So I’ve been out of the loop. I opted out of life and spent a month traveling the Trans-Siberian railway from St Petersburg-Beijing. No phone, no email, no Facebook. Just more life.

Now back and ensconced in my Tokyo routine and feeling dehumanised by urban life; family, friends and clients have kindly been asking for details of my trip . . . and I’ve discovered that it’s impossible to put a month’s worth of experiences into the perfect sound bite.

From seeing Saint Petersburg’s Mikhailovsky Theatre open its 177th season with a premiere of Swan Lake, to experiencing the chill of the Siberian wind, to sleeping in gers with traditional nomadic Mongolian families, to riding on an ox and cart through the Eurasian Steppes, to climbing the Great Wall of China. Oh and did I mention the four nights on the train from Moscow-Irkutsk? Or the banya experience at Lake Baikal?

Just exactly how is one supposed to put this multitude of experiences into an all-purpose, catchy one-liner?

It can’t be done. Travel changes you on the inside. It’s just that when we’re back on home soil all we do is narrate in monologue fashion what we saw on the outside.

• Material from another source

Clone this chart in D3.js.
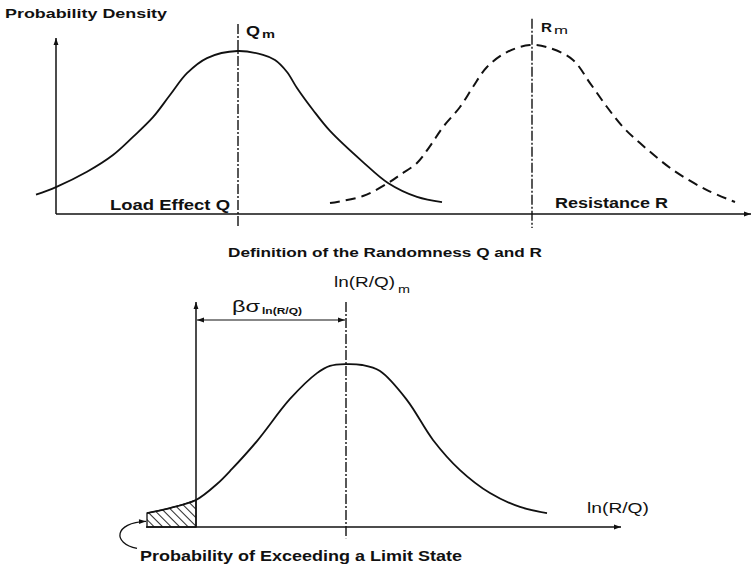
<!DOCTYPE html>
<html>
<head>
<meta charset="utf-8">
<script src="https://cdn.jsdelivr.net/npm/d3@7"></script>
<style>
  body { margin: 0; background: #fff; }
  text { font-family: "Liberation Sans", Arial, sans-serif; fill: #111; }
</style>
</head>
<body>
<div id="chart-area"></div>
<script>
// top panel: load effect Q (solid) and resistance R (dashed)
const loadX = [-4, 0, 6.2, 11.4, 15.4, 19.4, 22.8, 26.2, 30.2, 36.3, 41.4, 43.8, 46.2, 48.2, 51.4, 54.8, 61.4, 66.4, 72.2, 77.2]
const loadY = [11, 15.3, 24, 33.5, 43.8, 55, 67.6, 80, 88.6, 92.6, 90.4, 87.5, 80.7, 71.6, 59.1, 47.2, 29.5, 17.6, 9.7, 6.8]
const resX = [54.8, 61.4, 66.4, 68.8, 72.2, 74.8, 77.4, 80.8, 83.4, 86.2, 90.2, 94.8, 98.8, 103.4, 106.8, 110.2, 113.4, 116.8, 123.4, 130.2, 135.8]
const resY = [6.2, 10.2, 17.6, 22.2, 29, 38.6, 49.4, 60.8, 72.2, 83.5, 92, 96, 94.3, 87.5, 74.4, 60.8, 49.4, 40.3, 25, 13.6, 6.8]
const loadMean = 36.4, resMean = 95.2

// bottom panel: ln(R/Q)
const lnX = [-9.8, -5.2, 0, 4.2, 7.2, 12.2, 18.8, 24.2, 26.8, 30, 33.2, 36.8, 42.2, 47.4, 52.8, 58.8, 64.8, 70.2]
const lnY = [6.2, 8.4, 12, 19.1, 25.8, 38.2, 56.9, 68.4, 71.6, 72.4, 72, 69.3, 56.4, 38.7, 25.3, 15.1, 8.9, 6.2]
const lnMean = 30, limitState = 0

const width = 754, height = 569

const svg = d3.select("#chart-area").append("svg")
    .attr("width", width)
    .attr("height", height)

svg.append("rect").attr("width", width).attr("height", height).attr("fill", "#fff")

const defs = svg.append("defs")
defs.append("marker")
    .attr("id", "arrow")
    .attr("viewBox", "0 0 10 10")
    .attr("refX", 10).attr("refY", 5)
    .attr("markerWidth", 8).attr("markerHeight", 7)
    .attr("markerUnits", "userSpaceOnUse")
    .attr("orient", "auto-start-reverse")
  .append("path")
    .attr("d", "M0,1.5L10,5L0,8.5Z")
    .attr("fill", "#111")

const hatch = defs.append("pattern")
    .attr("id", "hatch")
    .attr("patternUnits", "userSpaceOnUse")
    .attr("width", 6).attr("height", 6)
    .attr("patternTransform", "rotate(-45)")
hatch.append("line")
    .attr("x1", 0).attr("y1", 0).attr("x2", 0).attr("y2", 6)
    .attr("stroke", "#111").attr("stroke-width", 1.8)

// scales
const topX = d3.scaleLinear().domain([0, 139]).range([56, 751])
const topY = d3.scaleLinear().domain([0, 100]).range([214, 38])
const botX = d3.scaleLinear().domain([-10, 85]).range([146, 621])
const botY = d3.scaleLinear().domain([0, 100]).range([527, 302])

const ink = "#111"

function axisLine(x1, y1, x2, y2, w) {
    svg.append("line")
        .attr("x1", x1).attr("y1", y1).attr("x2", x2).attr("y2", y2)
        .attr("stroke", ink).attr("stroke-width", w || 1.5)
        .attr("marker-end", "url(#arrow)")
}

function dashDot(x, y1, y2) {
    svg.append("line")
        .attr("x1", x).attr("x2", x).attr("y1", y1).attr("y2", y2)
        .attr("stroke", ink).attr("stroke-width", 1.4)
        .attr("stroke-dasharray", "10,2,2,2")
}

function label(txt, x, y, size, weight, len) {
    const t = svg.append("text")
        .attr("x", x).attr("y", y)
        .attr("font-size", size + "px")
        .attr("font-weight", weight)
        .text(txt)
    if (len) t.attr("textLength", len).attr("lengthAdjust", "spacingAndGlyphs")
    return t
}

// ---------- top panel ----------
axisLine(topX(0), topY(0), topX(0), topY(100))
axisLine(topX(0), topY(0), topX(139), topY(0))

dashDot(topX(loadMean), topY(108), topY(-8))
dashDot(topX(resMean), topY(111), topY(-8))

const topLine = d3.line()
    .x(d => topX(d[0]))
    .y(d => topY(d[1]))
    .curve(d3.curveCatmullRom.alpha(0.5))

svg.append("path")
    .attr("d", topLine(d3.zip(loadX, loadY)))
    .attr("fill", "none").attr("stroke", ink).attr("stroke-width", 1.8)

svg.append("path")
    .attr("d", topLine(d3.zip(resX, resY)))
    .attr("fill", "none").attr("stroke", ink).attr("stroke-width", 2)
    .attr("stroke-dasharray", "10,6")

label("Probability Density", 5, 18, 13, "bold", 162)
label("Q", topX(loadMean) + 8, 36, 14, "bold", 14)
label("m", topX(loadMean) + 24, 38, 10, "bold", 13)
label("R", topX(resMean) + 9, 32, 13, "bold", 11)
label("m", topX(resMean) + 22, 34, 10, "normal", 14)
label("Load Effect Q", 110, 210, 14, "bold", 120)
label("Resistance R", 555, 208, 14, "bold", 113)
label("Definition of the Randomness Q and R", 228, 257, 12, "bold", 314)

// ---------- bottom panel ----------
const botLine = d3.line()
    .x(d => botX(d[0]))
    .y(d => botY(d[1]))
    .curve(d3.curveCatmullRom.alpha(0.5))

const lnPts = d3.zip(lnX, lnY)
const tail = lnPts.filter(d => d[0] <= limitState)

svg.append("path")
    .attr("d", d3.area()
        .x(d => botX(d[0]))
        .y0(botY(0))
        .y1(d => botY(d[1]))
        .curve(d3.curveCatmullRom.alpha(0.5))(tail))
    .attr("fill", "url(#hatch)")
    .attr("stroke", ink).attr("stroke-width", 1.3)

svg.append("line")
    .attr("x1", botX(-10)).attr("x2", botX(85))
    .attr("y1", botY(0)).attr("y2", botY(0))
    .attr("stroke", ink).attr("stroke-width", 1.5)
    .attr("marker-end", "url(#arrow)")
axisLine(botX(limitState), botY(0), botX(limitState), botY(100))

dashDot(botX(lnMean), botY(100), botY(-5))

svg.append("path")
    .attr("d", botLine(lnPts))
    .attr("fill", "none").attr("stroke", ink).attr("stroke-width", 1.8)

// beta * sigma dimension arrow
svg.append("line")
    .attr("x1", botX(limitState) + 1).attr("x2", botX(lnMean) - 1)
    .attr("y1", 320).attr("y2", 320)
    .attr("stroke", ink).attr("stroke-width", 1.1)
    .attr("marker-start", "url(#arrow)")
    .attr("marker-end", "url(#arrow)")

label("\u03b2\u03c3", 232, 312, 17, "normal", 28)
label("ln(R/Q)", 262, 314, 9, "bold", 40)
label("ln(R/Q)", 334, 287, 15, "normal", 61)
label("m", 398, 293, 11, "normal", 12)
label("ln(R/Q)", 587, 513, 15, "normal", 62)

// pointer to the hatched tail
const tip = [botX(lnX[0]) - 1, botY(2.5)]
svg.append("path")
    .attr("d", "M" + (tip[0] - 9) + "," + (tip[1] + 27) +
        "C" + (tip[0] - 34) + "," + (tip[1] + 22) + " " +
        (tip[0] - 32) + "," + (tip[1] + 1) + " " + tip[0] + "," + tip[1])
    .attr("fill", "none").attr("stroke", ink).attr("stroke-width", 1.3)
    .attr("marker-end", "url(#arrow)")

label("Probability of Exceeding a Limit State", 140, 561, 14, "bold", 322)
</script>
</body>
</html>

We reel off all the exotic places we saw, list the creature comforts of the divine hotels we stayed in or the leaky tent we roughed it in, describe the strange and curious meals we ate and detail all the good, bad and never-drinking-that-ever-again local alcohol we (too frequently!) consumed. We describe the crazy people we met, the beyond bad pop music we listened - and of course - danced to and bang on and on about how alternatively gorgeous or rubbish the weather was.

We usually don’t recount our feelings of travel - what was stirring inside us when a stirring view caught our breath and moved our heart.

So some advice for the next person that asks me about my trip.

Ask instead the emotions I recollect. Inquire exactly how this journey moved me. Demand to know why this travel experience was a game changer in my life. And then we’ll be having a discussion where I share with you how I finally learnt (and experienced as a Truth) that life is a journey, not a destination.